-- start Record set --

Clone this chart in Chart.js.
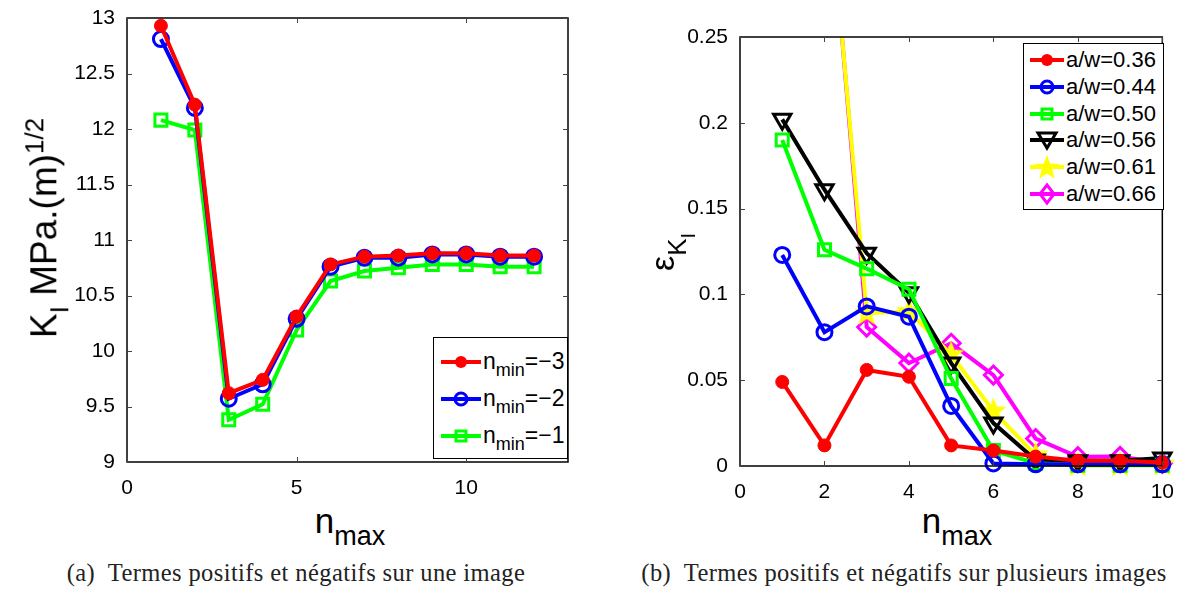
<!DOCTYPE html>
<html>
<head>
<meta charset="utf-8">
<script src="https://cdn.jsdelivr.net/npm/chart.js@4/dist/chart.umd.min.js"></script>
<style>
    body { margin: 0; background: #fff; }
    #page { position: relative; width: 1180px; height: 593px; overflow: hidden; font-family: "Liberation Sans", Arial, sans-serif; }
    canvas { position: absolute; top: 0; }
    .title { position: absolute; white-space: nowrap; color: #000; line-height: 1; }
    .title .sub { position: relative; top: 0.45em; }
    .legend { position: absolute; background: #fff; border: 1px solid #000; box-sizing: border-box; }
    .legend .item { display: flex; align-items: center; white-space: nowrap; }
    .legend svg { flex: none; }
    .caption { position: absolute; top: 559px; font-family: "Liberation Serif", "Times New Roman", serif; font-size: 24.5px; letter-spacing: 0.4px; white-space: nowrap; transform: translateX(-50%); color: #222; }
</style>
</head>
<body>
<div id="page">
    <canvas id="leftChart" width="590" height="500" style="left:0"></canvas>
    <canvas id="rightChart" width="590" height="500" style="left:590px"></canvas>

    <div class="title" style="left:42px;top:228px;font-size:37px;transform:translate(-50%,-50%) rotate(-90deg)">K<span class="sub" style="font-size:26px">I</span> MPa.(m)<sup style="font-size:26px">1/2</sup></div>
    <div class="title" style="left:350px;top:520px;font-size:35px;transform:translate(-50%,-50%)">n<span class="sub" style="font-size:27px">max</span></div>

    <div class="title" style="left:662px;top:252px;font-size:34px;transform:translate(-50%,-50%) rotate(-90deg)">ε<span class="sub" style="font-size:26px">K<span class="sub" style="font-size:20px">I</span></span></div>
    <div class="title" style="left:957px;top:520px;font-size:35px;transform:translate(-50%,-50%)">n<span class="sub" style="font-size:27px">max</span></div>

    <div id="leftLegend" class="legend" style="left:433px;top:337px;width:135px;height:122px;padding:5px 0 0 7px;font-size:23px"></div>
    <div id="rightLegend" class="legend" style="left:1023px;top:43px;width:141px;height:167px;padding:3px 0 0 6px;font-size:22px"></div>

    <div class="caption" style="left:296px">(a)&nbsp; Termes positifs et négatifs sur une image</div>
    <div class="caption" style="left:904px">(b)&nbsp; Termes positifs et négatifs sur plusieurs images</div>
</div>

<script>
// ---- left panel: K_I vs n_max for several n_min ----
const nmaxLeft = [1, 2, 3, 4, 5, 6, 7, 8, 9, 10, 11, 12];
const kNminM3 = [12.93, 12.22, 9.62, 9.74, 10.31, 10.78, 10.85, 10.86, 10.88, 10.88, 10.86, 10.86];
const kNminM2 = [12.81, 12.19, 9.57, 9.70, 10.29, 10.76, 10.84, 10.84, 10.87, 10.87, 10.85, 10.85];
const kNminM1 = [12.08, 11.99, 9.38, 9.52, 10.19, 10.63, 10.72, 10.75, 10.78, 10.78, 10.76, 10.76];
const nminValues = ["−3", "−2", "−1"];
const leftXTicks = [0, 5, 10];
const leftYTicks = [9, 9.5, 10, 10.5, 11, 11.5, 12, 12.5, 13];

// ---- right panel: error vs n_max for several a/w ----
const nmaxRight = [1, 2, 3, 4, 5, 6, 7, 8, 9, 10];
const eps036 = [0.049, 0.012, 0.056, 0.052, 0.012, 0.009, 0.0055, 0.003, 0.003, 0.002];
const eps044 = [0.123, 0.078, 0.093, 0.087, 0.035, 0.0015, 0.001, 0.001, 0.001, 0.001];
const eps050 = [0.190, 0.126, 0.115, 0.103, 0.051, 0.009, 0.0016, 0.0005, 0.0005, 0.0005];
const eps056 = [0.202, 0.161, 0.124, 0.101, 0.060, 0.025, 0.0035, 0.003, 0.003, 0.0047];
const eps061 = [null, 0.365, 0.089, 0.090, 0.065, 0.032, 0.0064, 0.0005, 0.0005, 0.001];
const eps066 = [null, 0.370, 0.081, 0.060, 0.0715, 0.053, 0.016, 0.0054, 0.0056, 0.0016];
const ratioLabels = ["0.36", "0.44", "0.50", "0.56", "0.61", "0.66"];
const rightXTicks = [0, 2, 4, 6, 8, 10];
const rightYTicks = [0, 0.05, 0.1, 0.15, 0.2, 0.25];

const tickFont = { family: "Liberation Sans", size: 21 };

// five-pointed filled star (Chart.js has no pentagram)
function makeStar(r, color) {
    const c = document.createElement("canvas");
    c.width = c.height = 2 * r + 4;
    const ctx = c.getContext("2d");
    ctx.beginPath();
    for (let i = 0; i < 10; i++) {
        const rad = i % 2 === 0 ? r : r * 0.42;
        const a = -Math.PI / 2 + i * Math.PI / 5;
        const px = r + 2 + rad * Math.cos(a);
        const py = r + 2 + rad * Math.sin(a);
        if (i === 0) ctx.moveTo(px, py); else ctx.lineTo(px, py);
    }
    ctx.closePath();
    ctx.fillStyle = color;
    ctx.fill();
    ctx.strokeStyle = color;
    ctx.lineWidth = 2;
    ctx.stroke();
    return c;
}

function series(label, data, color, style, opts) {
    return Object.assign({
        label: label,
        data: data,
        borderColor: color,
        backgroundColor: color,
        borderWidth: 4,
        pointStyle: style,
        pointBorderColor: color,
        pointBackgroundColor: "transparent",
        pointBorderWidth: 3,
        pointRadius: 7,
        pointHoverRadius: 7,
        tension: 0,
        clip: { left: false, right: false, bottom: false, top: 0 }
    }, opts || {});
}

// frame + inward ticks on all four sides, matlab-like
const boxPlugin = {
    id: "box",
    afterDraw(chart) {
        const { ctx, chartArea: a, scales } = chart;
        ctx.save();
        ctx.strokeStyle = "#000";
        ctx.lineWidth = 1.5;
        ctx.strokeRect(a.left, a.top, a.right - a.left, a.bottom - a.top);
        ctx.lineWidth = 1;
        ctx.strokeStyle = "#444";
        const len = 5;
        scales.x.ticks.forEach(t => {
            const px = Math.round(scales.x.getPixelForValue(t.value)) + 0.5;
            ctx.beginPath();
            ctx.moveTo(px, a.bottom); ctx.lineTo(px, a.bottom - len);
            ctx.moveTo(px, a.top); ctx.lineTo(px, a.top + len);
            ctx.stroke();
        });
        scales.y.ticks.forEach(t => {
            const py = Math.round(scales.y.getPixelForValue(t.value)) + 0.5;
            ctx.beginPath();
            ctx.moveTo(a.left, py); ctx.lineTo(a.left + len, py);
            ctx.moveTo(a.right, py); ctx.lineTo(a.right - len, py);
            ctx.stroke();
        });
        ctx.restore();
    }
};

function axes(xr, yr, xTicks, yTicks, yWidth, xHeight) {
    return {
        x: {
            type: "linear", min: xr[0], max: xr[1],
            afterBuildTicks: s => { s.ticks = xTicks.map(v => ({ value: v })); },
            afterFit: s => { s.height = xHeight; },
            grid: { display: false }, border: { display: false },
            ticks: { font: tickFont, color: "#000", padding: 6, maxRotation: 0, callback: v => String(v) }
        },
        y: {
            type: "linear", min: yr[0], max: yr[1],
            afterBuildTicks: s => { s.ticks = yTicks.map(v => ({ value: v })); },
            afterFit: s => { s.width = yWidth; },
            grid: { display: false }, border: { display: false },
            ticks: { font: tickFont, color: "#000", padding: 4, callback: v => String(v) }
        }
    };
}

function baseOptions(scales, padding) {
    return {
        responsive: false,
        animation: false,
        layout: { padding: padding },
        plugins: { legend: { display: false }, tooltip: { enabled: false } },
        scales: scales
    };
}

// little line+marker sample for the html legend
function sampleSvg(ds, w) {
    const c = ds.borderColor;
    const cx = w / 2;
    let m = "";
    if (ds.pointStyle === "circle" && ds.pointBackgroundColor !== "transparent") m = `<circle cx="${cx}" cy="12" r="6" fill="${c}"/>`;
    else if (ds.pointStyle === "circle") m = `<circle cx="${cx}" cy="12" r="6" stroke="${c}" stroke-width="3" fill="none"/>`;
    else if (ds.pointStyle === "rect") m = `<rect x="${cx - 5}" y="7" width="10" height="10" stroke="${c}" stroke-width="3" fill="none"/>`;
    else if (ds.pointStyle === "rectRot") m = `<polygon points="${cx},3 ${cx + 7},12 ${cx},21 ${cx - 7},12" stroke="${c}" stroke-width="3" fill="none"/>`;
    else if (ds.pointStyle === "triangle") m = `<polygon points="${cx - 9},5 ${cx + 9},5 ${cx},20" stroke="${c}" stroke-width="3" fill="none"/>`;
    else {
        const pts = [];
        for (let i = 0; i < 10; i++) {
            const r = i % 2 === 0 ? 11 : 4.6;
            const a = -Math.PI / 2 + i * Math.PI / 5;
            pts.push((cx + r * Math.cos(a)).toFixed(1) + "," + (13 + r * Math.sin(a)).toFixed(1));
        }
        m = `<polygon points="${pts.join(" ")}" fill="${c}" stroke="${c}" stroke-width="1.5"/>`;
    }
    return `<svg width="${w}" height="24"><line x1="0" y1="12" x2="${w}" y2="12" stroke="${c}" stroke-width="4"/>${m}</svg>`;
}

function htmlLegend(chart, el, labels, rowHeight, sampleWidth) {
    el.innerHTML = "";
    chart.data.datasets.forEach((ds, i) => {
        const row = document.createElement("div");
        row.className = "item";
        row.style.height = rowHeight + "px";
        row.innerHTML = sampleSvg(ds, sampleWidth) + `<span style="margin-left:2px">${labels[i]}</span>`;
        el.appendChild(row);
    });
}

// left chart
const leftChart = new Chart(document.getElementById("leftChart"), {
    type: "line",
    data: {
        labels: nmaxLeft,
        datasets: [
            series("n_min=-3", nmaxLeft.map((x, i) => ({ x: x, y: kNminM3[i] })), "#ff0000", "circle",
                { pointBackgroundColor: "#ff0000", pointRadius: 6.5, pointHoverRadius: 6.5, pointBorderWidth: 1 }),
            series("n_min=-2", nmaxLeft.map((x, i) => ({ x: x, y: kNminM2[i] })), "#0000ff", "circle",
                { pointRadius: 7.5, pointHoverRadius: 7.5 }),
            series("n_min=-1", nmaxLeft.map((x, i) => ({ x: x, y: kNminM1[i] })), "#00ff00", "rect",
                { pointRadius: 8.5, pointHoverRadius: 8.5 })
        ]
    },
    options: baseOptions(axes([0, 13], [9, 13], leftXTicks, leftYTicks, 127, 38),
        { left: 0, top: 18, right: 22, bottom: 0 }),
    plugins: [boxPlugin]
});
htmlLegend(leftChart, document.getElementById("leftLegend"),
    nminValues.map(v => `n<span style="position:relative;top:0.4em;font-size:18px">min</span>=${v}`), 37, 40);

// right chart
const star = makeStar(11, "#ffff00");
const rightData = [eps036, eps044, eps050, eps056, eps061, eps066];
const rightColors = ["#ff0000", "#0000ff", "#00ff00", "#000000", "#ffff00", "#ff00ff"];
const rightStyles = ["circle", "circle", "rect", "triangle", star, "rectRot"];
const rightExtra = [
    { pointBackgroundColor: "#ff0000", pointRadius: 6.5, pointHoverRadius: 6.5, pointBorderWidth: 1 },
    { pointRadius: 7.5, pointHoverRadius: 7.5 },
    { pointRadius: 8.5, pointHoverRadius: 8.5 },
    { pointRadius: 10, pointHoverRadius: 10, pointRotation: 180 },
    { pointRadius: 11, pointHoverRadius: 11 },
    { pointRadius: 9, pointHoverRadius: 9 }
];
const rightChart = new Chart(document.getElementById("rightChart"), {
    type: "line",
    data: {
        labels: nmaxRight,
        datasets: rightData.map((d, k) => series("a/w=" + ratioLabels[k],
            nmaxRight.map((x, i) => ({ x: x, y: d[i] })), rightColors[k], rightStyles[k], rightExtra[k]))
    },
    options: baseOptions(axes([0, 10], [0, 0.25], rightXTicks, rightYTicks, 150, 34),
        { left: 0, top: 37, right: 10, bottom: 0 }),
    plugins: [boxPlugin]
});
htmlLegend(rightChart, document.getElementById("rightLegend"),
    ratioLabels.map(v => "a/w=" + v), 26.7, 34);
</script>
</body>
</html>
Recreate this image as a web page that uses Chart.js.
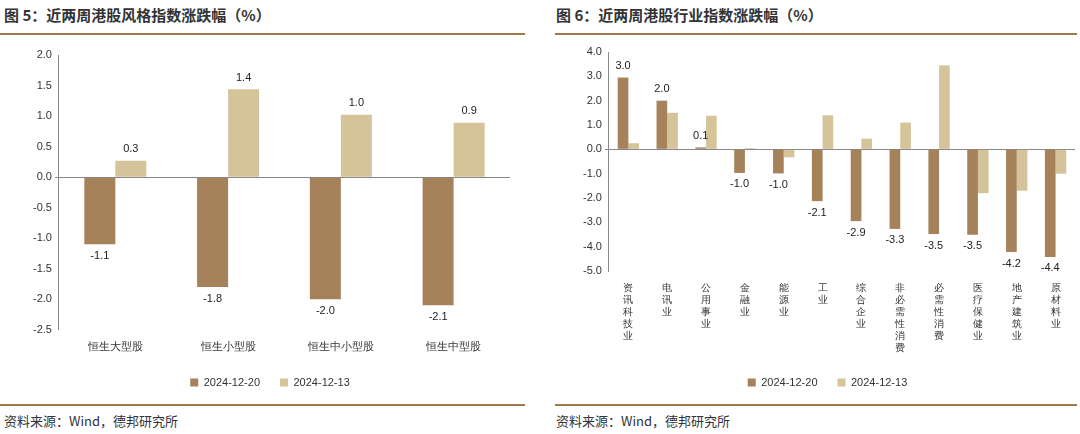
<!DOCTYPE html>
<html><head><meta charset="utf-8">
<script src="https://cdn.jsdelivr.net/npm/chart.js@4/dist/chart.umd.min.js"></script>
<style>
body{margin:0;width:1080px;height:434px;background:#fff;font-family:"Noto Sans CJK SC",sans-serif;position:relative;overflow:hidden}
.t{position:absolute;top:4px;font-size:15px;font-weight:bold;color:#333}
.ln{position:absolute;height:2px;background:#A0784B}
.src{position:absolute;top:411px;font-size:13px;color:#333}
.box{position:absolute}
</style></head><body>
<div class="t" style="left:4px">图 5：近两周港股风格指数涨跌幅（%）</div>
<div class="t" style="left:556px">图 6：近两周港股行业指数涨跌幅（%）</div>
<div class="ln" style="left:0;width:525px;top:33px"></div>
<div class="ln" style="left:555px;width:522px;top:33px"></div>
<div class="ln" style="left:0;width:525px;top:404px"></div>
<div class="ln" style="left:555px;width:522px;top:404px"></div>
<div class="src" style="left:4px">资料来源：Wind，德邦研究所</div>
<div class="src" style="left:556px">资料来源：Wind，德邦研究所</div>
<div class="box" style="left:0;top:38px;width:525px;height:360px"><canvas id="c1"></canvas></div>
<div class="box" style="left:555px;top:38px;width:522px;height:360px"><canvas id="c2"></canvas></div>
<script>
// 图5 数据
const styleCats = ["恒生大型股","恒生小型股","恒生中小型股","恒生中型股"];
const style1220 = [-1.1,-1.8,-2.0,-2.1];
const style1213 = [0.27,1.44,1.02,0.89];
// 图6 数据
const indCats = ["资讯科技业","电讯业","公用事业","金融业","能源业","工业","综合企业","非必需性消费","必需性消费","医疗保健业","地产建筑业","原材料业"];
const ind1220 = [2.95,2.0,0.08,-0.97,-0.99,-2.13,-2.95,-3.27,-3.48,-3.51,-4.22,-4.42];
const ind1213 = [0.25,1.5,1.38,0.05,-0.33,1.4,0.44,1.1,3.45,-1.8,-1.7,-1.0];
const DARK="#A5825A", LIGHT="#D5C49A";

const labelPlugin = {
  id:"vals",
  afterDatasetsDraw(chart){
    const ctx=chart.ctx;
    ctx.save();ctx.font="11px 'Liberation Sans',Arial";ctx.fillStyle="#222";ctx.textAlign="center";
    chart.data.datasets.forEach((ds,i)=>{
      if(!ds.showVals)return;
      chart.getDatasetMeta(i).data.forEach((b,j)=>{
        const v=ds.data[j];const t=(Math.round(v*10)/10).toFixed(1);
        if(v>=0){ctx.textBaseline="bottom";ctx.fillText(t,b.x,b.y-6);}
        else{ctx.textBaseline="top";ctx.fillText(t,b.x,b.y+6);}
      });
    });
    ctx.restore();
  }
};

function makeChart(id,cats,d1,d2,lbl2,min,max,step,pad,fs){
  new Chart(document.getElementById(id),{
    type:"bar",
    data:{labels:cats,datasets:[
      {label:"2024-12-20",data:d1,backgroundColor:DARK,showVals:true,categoryPercentage:0.55,barPercentage:1},
      {label:"2024-12-13",data:d2,backgroundColor:LIGHT,showVals:lbl2,categoryPercentage:0.55,barPercentage:1}
    ]},
    options:{responsive:true,maintainAspectRatio:false,animation:false,
      layout:{padding:pad},
      plugins:{legend:{position:"bottom",labels:{boxWidth:8,boxHeight:8,font:{size:11,family:"'Liberation Sans',Arial"},color:"#333",padding:20}},tooltip:{enabled:false}},
      scales:{
        x:{grid:{display:false},border:{display:false},ticks:{color:"#333",maxRotation:0,autoSkip:false,font:{size:fs}}},
        y:{min:min,max:max,ticks:{stepSize:step,color:"#333",font:{size:11,family:"'Liberation Sans',Arial"},callback:v=>v.toFixed(1)},
           border:{color:"#888"},
           grid:{drawTicks:true,tickLength:4,color:c=>c.tick&&c.tick.value===0?"#888":"rgba(0,0,0,0)"}}
      }
    },
    plugins:[labelPlugin]
  });
}
makeChart("c1",styleCats,style1220,style1213,true,-2.5,2.0,0.5,{left:30,right:15,top:17,bottom:0},11);
makeChart("c2",indCats.map(s=>s.split("")),ind1220,ind1213,false,-5,4,1,{left:25,right:2,top:14,bottom:0},10);
</script>
</body></html>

-- end Record set --

**What the task requires:** Above are the entries; count how many of their lines contain the word "this" and give only that number.

**Full answer:** 2